* [Task] Set down exactly the lines of the listing below, please, beginning with the first and ending with the line that holds "(696,212) rectangle (905,563);".

** begin **

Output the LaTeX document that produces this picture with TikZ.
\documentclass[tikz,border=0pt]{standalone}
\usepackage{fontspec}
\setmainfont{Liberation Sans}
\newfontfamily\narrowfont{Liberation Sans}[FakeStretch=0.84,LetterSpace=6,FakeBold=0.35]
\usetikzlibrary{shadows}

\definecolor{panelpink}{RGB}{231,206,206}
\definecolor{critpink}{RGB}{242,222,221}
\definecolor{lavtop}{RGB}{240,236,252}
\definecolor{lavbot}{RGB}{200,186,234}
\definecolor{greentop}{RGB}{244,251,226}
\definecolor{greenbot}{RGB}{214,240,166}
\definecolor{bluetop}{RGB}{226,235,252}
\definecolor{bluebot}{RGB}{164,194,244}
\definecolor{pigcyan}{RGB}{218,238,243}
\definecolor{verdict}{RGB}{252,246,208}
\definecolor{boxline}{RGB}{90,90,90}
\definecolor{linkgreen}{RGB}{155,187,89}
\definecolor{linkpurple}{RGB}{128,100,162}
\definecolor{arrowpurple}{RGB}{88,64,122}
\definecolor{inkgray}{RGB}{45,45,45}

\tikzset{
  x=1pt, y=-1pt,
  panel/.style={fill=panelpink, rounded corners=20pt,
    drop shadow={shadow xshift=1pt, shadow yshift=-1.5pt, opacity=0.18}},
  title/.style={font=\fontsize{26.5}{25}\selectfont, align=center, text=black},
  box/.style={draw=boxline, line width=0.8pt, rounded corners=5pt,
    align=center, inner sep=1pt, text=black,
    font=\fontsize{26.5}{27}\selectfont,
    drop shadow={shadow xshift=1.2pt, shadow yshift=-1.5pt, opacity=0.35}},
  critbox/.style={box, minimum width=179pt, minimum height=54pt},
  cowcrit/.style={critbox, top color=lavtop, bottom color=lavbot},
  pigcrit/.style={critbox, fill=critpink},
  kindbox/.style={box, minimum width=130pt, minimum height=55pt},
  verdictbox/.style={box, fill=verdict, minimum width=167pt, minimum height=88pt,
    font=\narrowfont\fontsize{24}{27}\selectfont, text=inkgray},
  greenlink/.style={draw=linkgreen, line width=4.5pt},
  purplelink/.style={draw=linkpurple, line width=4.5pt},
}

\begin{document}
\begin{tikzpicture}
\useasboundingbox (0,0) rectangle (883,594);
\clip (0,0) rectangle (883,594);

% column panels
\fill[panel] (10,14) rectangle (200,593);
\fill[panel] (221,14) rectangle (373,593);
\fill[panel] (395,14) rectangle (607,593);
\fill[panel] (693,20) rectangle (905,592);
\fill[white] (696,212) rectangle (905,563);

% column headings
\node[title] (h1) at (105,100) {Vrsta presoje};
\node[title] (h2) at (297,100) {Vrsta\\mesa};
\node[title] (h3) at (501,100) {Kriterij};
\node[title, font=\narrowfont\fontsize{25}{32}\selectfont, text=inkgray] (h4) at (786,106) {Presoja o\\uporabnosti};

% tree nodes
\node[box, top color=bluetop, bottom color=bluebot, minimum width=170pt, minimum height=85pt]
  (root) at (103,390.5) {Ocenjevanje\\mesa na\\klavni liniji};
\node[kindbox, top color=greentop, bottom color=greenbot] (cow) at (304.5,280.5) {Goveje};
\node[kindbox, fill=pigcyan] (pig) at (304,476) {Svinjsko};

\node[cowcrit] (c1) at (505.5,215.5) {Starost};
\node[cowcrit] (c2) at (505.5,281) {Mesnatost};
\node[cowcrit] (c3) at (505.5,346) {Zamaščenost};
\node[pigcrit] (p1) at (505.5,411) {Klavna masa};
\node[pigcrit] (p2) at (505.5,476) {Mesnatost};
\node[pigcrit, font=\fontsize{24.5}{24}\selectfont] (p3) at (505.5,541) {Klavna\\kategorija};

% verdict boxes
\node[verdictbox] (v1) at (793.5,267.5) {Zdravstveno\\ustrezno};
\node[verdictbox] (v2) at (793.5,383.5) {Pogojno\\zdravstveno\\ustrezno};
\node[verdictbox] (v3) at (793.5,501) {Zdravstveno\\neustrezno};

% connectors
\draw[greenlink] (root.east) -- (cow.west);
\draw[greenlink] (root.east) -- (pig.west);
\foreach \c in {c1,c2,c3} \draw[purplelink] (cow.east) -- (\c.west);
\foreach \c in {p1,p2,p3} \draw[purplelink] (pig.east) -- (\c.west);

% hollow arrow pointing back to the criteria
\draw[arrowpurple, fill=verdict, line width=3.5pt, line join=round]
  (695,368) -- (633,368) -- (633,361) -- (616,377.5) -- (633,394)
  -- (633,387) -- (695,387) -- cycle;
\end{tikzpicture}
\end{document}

** end **

* [Correct response]
Output the LaTeX document that produces this picture with TikZ.
\documentclass[tikz,border=0pt]{standalone}
\usepackage{fontspec}
\setmainfont{Liberation Sans}
\newfontfamily\narrowfont{Liberation Sans}[FakeStretch=0.84,LetterSpace=6,FakeBold=0.35]
\usetikzlibrary{shadows}

\definecolor{panelpink}{RGB}{231,206,206}
\definecolor{critpink}{RGB}{242,222,221}
\definecolor{lavtop}{RGB}{240,236,252}
\definecolor{lavbot}{RGB}{200,186,234}
\definecolor{greentop}{RGB}{244,251,226}
\definecolor{greenbot}{RGB}{214,240,166}
\definecolor{bluetop}{RGB}{226,235,252}
\definecolor{bluebot}{RGB}{164,194,244}
\definecolor{pigcyan}{RGB}{218,238,243}
\definecolor{verdict}{RGB}{252,246,208}
\definecolor{boxline}{RGB}{90,90,90}
\definecolor{linkgreen}{RGB}{155,187,89}
\definecolor{linkpurple}{RGB}{128,100,162}
\definecolor{arrowpurple}{RGB}{88,64,122}
\definecolor{inkgray}{RGB}{45,45,45}

\tikzset{
  x=1pt, y=-1pt,
  panel/.style={fill=panelpink, rounded corners=20pt,
    drop shadow={shadow xshift=1pt, shadow yshift=-1.5pt, opacity=0.18}},
  title/.style={font=\fontsize{26.5}{25}\selectfont, align=center, text=black},
  box/.style={draw=boxline, line width=0.8pt, rounded corners=5pt,
    align=center, inner sep=1pt, text=black,
    font=\fontsize{26.5}{27}\selectfont,
    drop shadow={shadow xshift=1.2pt, shadow yshift=-1.5pt, opacity=0.35}},
  critbox/.style={box, minimum width=179pt, minimum height=54pt},
  cowcrit/.style={critbox, top color=lavtop, bottom color=lavbot},
  pigcrit/.style={critbox, fill=critpink},
  kindbox/.style={box, minimum width=130pt, minimum height=55pt},
  verdictbox/.style={box, fill=verdict, minimum width=167pt, minimum height=88pt,
    font=\narrowfont\fontsize{24}{27}\selectfont, text=inkgray},
  greenlink/.style={draw=linkgreen, line width=4.5pt},
  purplelink/.style={draw=linkpurple, line width=4.5pt},
}

\begin{document}
\begin{tikzpicture}
\useasboundingbox (0,0) rectangle (883,594);
\clip (0,0) rectangle (883,594);

% column panels
\fill[panel] (10,14) rectangle (200,593);
\fill[panel] (221,14) rectangle (373,593);
\fill[panel] (395,14) rectangle (607,593);
\fill[panel] (693,20) rectangle (905,592);
\fill[white] (696,212) rectangle (905,563);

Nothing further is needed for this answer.